The catch is that dinner makes the pairing ladder much more consequential. Once you choose the evening service, you are no longer deciding only whether the restaurant is worth its headline price. You are deciding how much more you want to spend to refine your reading of it.

4. The first pairing step is the real sweet spot

The numbers make the hierarchy clear:

The first jump, from food only to the standard pairing, costs R1,690.[2] That is a large uplift, but it is still comprehensible. It likely buys what many serious diners actually need: a more guided read of the meal's rhythm, enough beverage structure to keep the kitchen's transitions legible, and a smoother handoff between the Japanese side of the house and the Cape-side ingredients.

The second jump is where value becomes more specialized. Moving from the standard pairing to the South African Terroir Pairing costs another R1,100.[2] That only makes sense if you specifically want the regional wine argument to become part of the meal's thesis. The final jump, to Cellar and Rarities, is the clearest luxury premium of all: an extra R3,800 above the terroir tier, or R4,900 above the standard pairing.[2] At that point you are not mainly paying to understand FYN better. You are paying to drink deeper.

That does not make the upper tiers bad. It just clarifies their audience. The base pairing is interpretation.
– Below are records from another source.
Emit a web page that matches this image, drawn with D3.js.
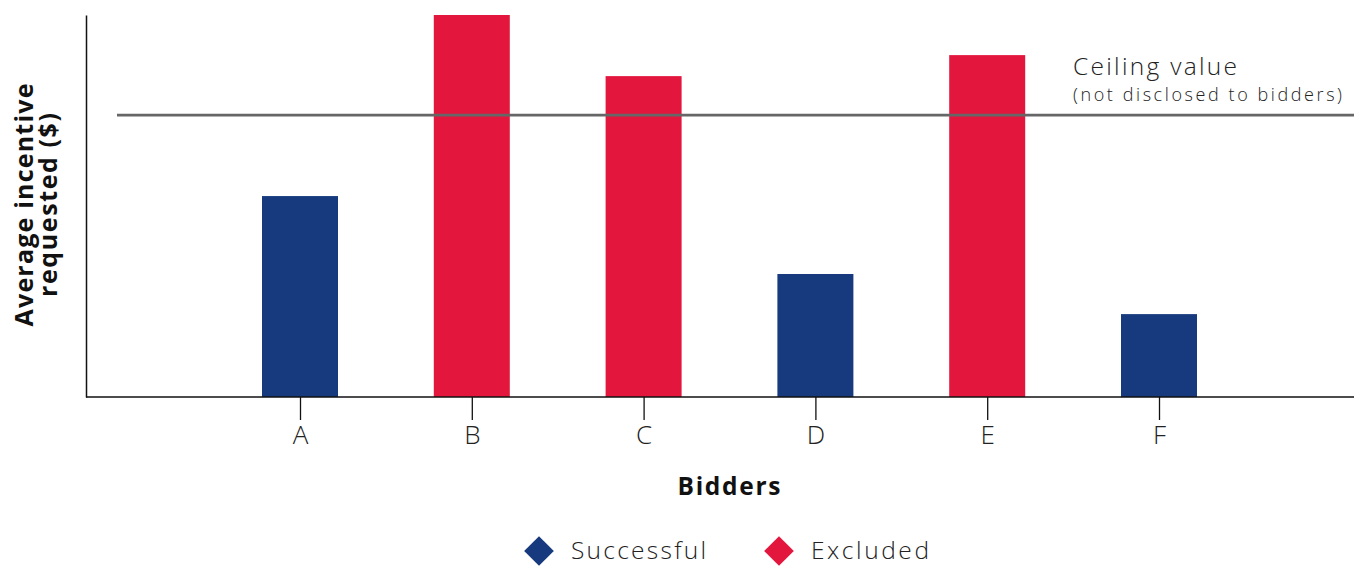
<!DOCTYPE html>
<html><head><meta charset="utf-8">
<script src="https://cdn.jsdelivr.net/npm/d3@7"></script>
<style>
body{margin:0;background:#fff;}
text{font-family:"Open Sans",Lato,sans-serif;}
</style></head>
<body><svg id="c" width="1354" height="567"></svg>
<script>
const bidders = ["A","B","C","D","E","F"];
const incentive = [52.6, 100, 84.0, 32.2, 89.5, 21.7];
const status = ["Successful","Excluded","Excluded","Successful","Excluded","Successful"];
const ceiling = 73.8;
const legendLabels = ["Successful","Excluded"];
const colors = {Successful:"#173a7e", Excluded:"#e3173e"};

const svg = d3.select("#c");
const x = d3.scalePoint().domain(bidders).range([300,1159]);
const y = d3.scaleLinear().domain([0,100]).range([397,15]);
const barW = 76;

svg.selectAll("rect.bar").data(bidders).join("rect")
  .attr("x", d=>x(d)-barW/2)
  .attr("y", (d,i)=>y(incentive[i]))
  .attr("width", barW)
  .attr("height", (d,i)=>y(0)-y(incentive[i]))
  .attr("fill", (d,i)=>colors[status[i]]);

// ceiling line
svg.append("line").attr("x1",117).attr("x2",1354)
  .attr("y1",y(ceiling)).attr("y2",y(ceiling))
  .attr("stroke","#666").attr("stroke-width",2.6);

svg.append("text").attr("x",1073).attr("y",y(ceiling)-40.5)
  .attr("font-size",24.5).attr("font-weight",300).attr("fill","#222")
  .attr("textLength",164).attr("lengthAdjust","spacing").text("Ceiling value");
svg.append("text").attr("x",1073).attr("y",y(ceiling)-14)
  .attr("font-size",18).attr("font-weight",300).attr("fill","#222")
  .attr("textLength",269).attr("lengthAdjust","spacing").text("(not disclosed to bidders)");

// x axis
svg.append("line").attr("x1",86).attr("x2",1354).attr("y1",397).attr("y2",397)
  .attr("stroke","#111").attr("stroke-width",1.5);
const xa = svg.append("g").attr("transform","translate(0,397)")
  .call(d3.axisBottom(x).tickSize(23).tickPadding(6));
xa.select(".domain").remove();
xa.selectAll(".tick line").attr("stroke","#111").attr("stroke-width",1.3);
xa.selectAll(".tick text").attr("font-size",26).attr("font-weight",300)
  .attr("fill","#222").attr("font-family","'Open Sans', Lato, sans-serif");

// y axis
const ya = svg.append("g").attr("transform","translate(86,0)")
  .call(d3.axisLeft(y).ticks(0).tickSizeOuter(0));
ya.select(".domain").attr("stroke","#111").attr("stroke-width",1.5);

// titles
svg.append("text").attr("x",729).attr("y",495).attr("text-anchor","middle")
  .attr("font-size",24.5).attr("font-weight",700).attr("fill","#111")
  .attr("textLength",103).attr("lengthAdjust","spacing").text("Bidders");
const yt = svg.append("g").attr("transform","translate(0,205) rotate(-90)");
yt.append("text").attr("x",0).attr("y",33).attr("text-anchor","middle")
  .attr("font-size",25).attr("font-weight",700).attr("fill","#111")
  .attr("textLength",243).attr("lengthAdjust","spacing").text("Average incentive");
yt.append("text").attr("x",0).attr("y",57).attr("text-anchor","middle")
  .attr("font-size",25).attr("font-weight",700).attr("fill","#111")
  .attr("textLength",184).attr("lengthAdjust","spacing").text("requested ($)");

// legend
const legX = [539, 779];
const legW = [135, 118];
const lg = svg.selectAll("g.leg").data(legendLabels).join("g")
  .attr("transform",(d,i)=>`translate(${legX[i]},551)`);
lg.append("rect").attr("x",-10.5).attr("y",-10.5).attr("width",21).attr("height",21)
  .attr("transform","rotate(45)").attr("fill",d=>colors[d]);
lg.append("text").attr("x",32).attr("y",8).attr("font-size",24.5).attr("font-weight",300)
  .attr("fill","#222").attr("textLength",(d,i)=>legW[i]).attr("lengthAdjust","spacing").text(d=>d);
</script></body></html>
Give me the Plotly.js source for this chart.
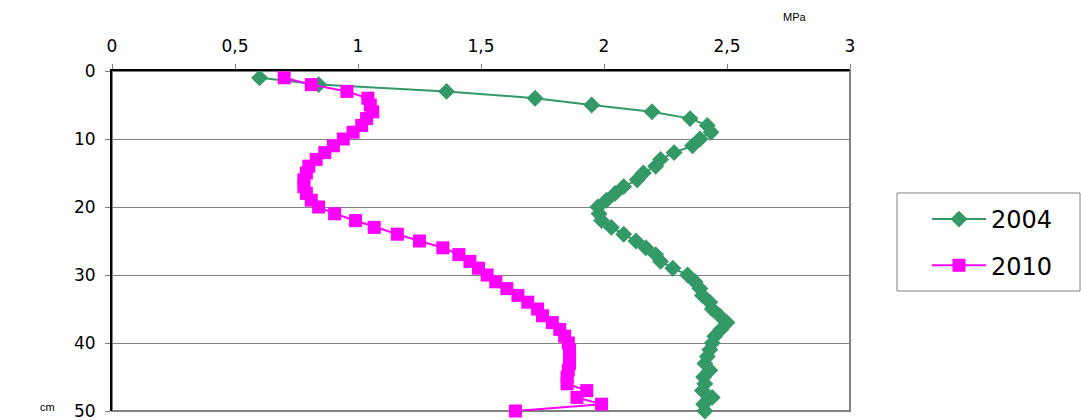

The top tiers are collection access.

5. The shortest useful recommendation

The best first booking at FYN is usually one of two forms:

  1. Lunch with the wine pairing if your goal is best information per rand.
  2. Dinner with the Experience Pairing if your goal is the fullest first read of the room without drifting into trophy-spend territory.

Dinner without pairing can still work for diners who drink lightly or prefer to build their own bottle strategy, but it removes one of the cleaner ways to understand a restaurant whose style depends on nuance and pacing.[1][2] The higher pairing tiers are for repeat visits, cellar-minded diners, or guests who explicitly want beverage prestige to become part of the event.

There is one more quiet value variable worth pricing in. FYN's current public dietary policy is relatively accommodating with notice, but it explicitly says the restaurant cannot handle severe or fatal allergies or allium and garlic allergies, and it disallows cakeage and corkage.[2][3] That matters because this is a highly authored room. If your dining style depends on heavy customization or on bringing your own bottle, part of the restaurant's value proposition disappears before you sit down.

The broader premium, then, is easy to name. You are paying for a restaurant that has been independently recognized not just for ambition but for coherence, including 50 Best's sustainability recognition and a reputation strong enough to make Cape Town look less peripheral to the global fine-dining map.[4][5] The smartest way to spend at FYN is to buy enough of that system to feel it clearly, then stop before the prestige add-ons outrun your own appetite.

Sources

  1. FYN official homepage - concept framing, Japanese-influenced modern African positioning, and location context.
  2. FYN official Experience Dinner menu - current dinner dishes, pairing ladder, pricing, service charge, and dietary/corkage policy.
  3. FYN official Lunch menu - current lunch dishes, lunch wine pairing, pricing, service charge, and dietary/corkage policy.
  4. 50 Best Discovery, "Fyn Restaurant" - independent profile of the room, concept, and Cape Town positioning.
  5. 50 Best Stories, "A Fyn story: from ancient South Africa to the top of the culinary tree via Japan" - background on the restaurant's sustainability recognition and the photographic material used for the lead image.